An agentic perspective of resourcefulness: Self-reliant and joint resourcefulness behaviors within the entrepreneurship process

JOURNAL OF BUSINESS VENTURING, 37(1).

author keywords: Resources; Bootstrapping; Self-regulation; Self-reliant; Agency
UN Sustainable Development Goal Categories
1. No Poverty (Web of Science)
5. Gender Equality (Web of Science)
8. Decent Work and Economic Growth (OpenAlex)
Source: Web Of Science
Added: January 3, 2022

We integrate social cognitive theory, and its tenets of personal and collective agency, to develop an individual-level perspective on entrepreneurs' resourcefulness behaviors that illustrates how resourcefulness behaviors can be classified as ‘self-reliant behaviors’ or ‘joint resourcefulness behaviors’. Using this novel cognitive theoretical approach, we provide and test a framework that explains how dispositional, perceptual, and behavioral factors interact in the enactment of purposeful action with regards to entrepreneurs' resourceful behaviors. Consistent with our hypotheses, results from a quantitative study of entrepreneurs (N = 178), as well as a supplemental study involving qualitative interviews with entrepreneurs (N = 15), highlight that entrepreneurs higher in frugality tend to perceive higher levels of environmental hostility.
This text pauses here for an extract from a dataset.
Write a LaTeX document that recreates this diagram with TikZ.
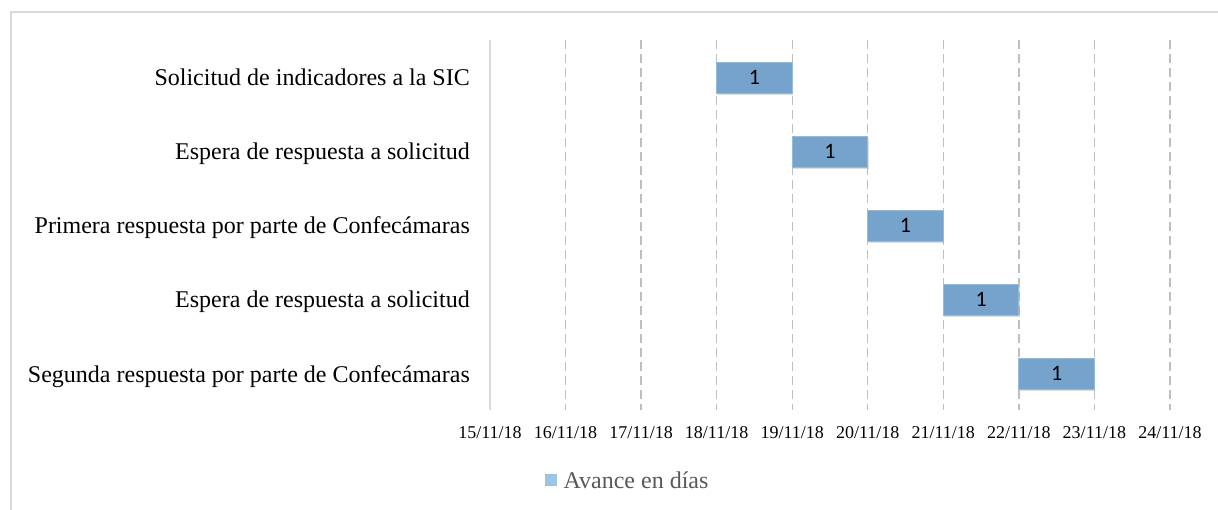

This relationship, in turn, leads to higher amounts of self-reliant resourcefulness behaviors (i.e., customer-related and internal self-financing bootstrapping behaviors) but not joint resourcefulness behaviors. Multiple theoretical and practical contributions emerge from our findings as the extant literature does not yet account for human agency as a reason why some entrepreneurs may choose to engage in certain resourceful behaviors relative to other behaviors.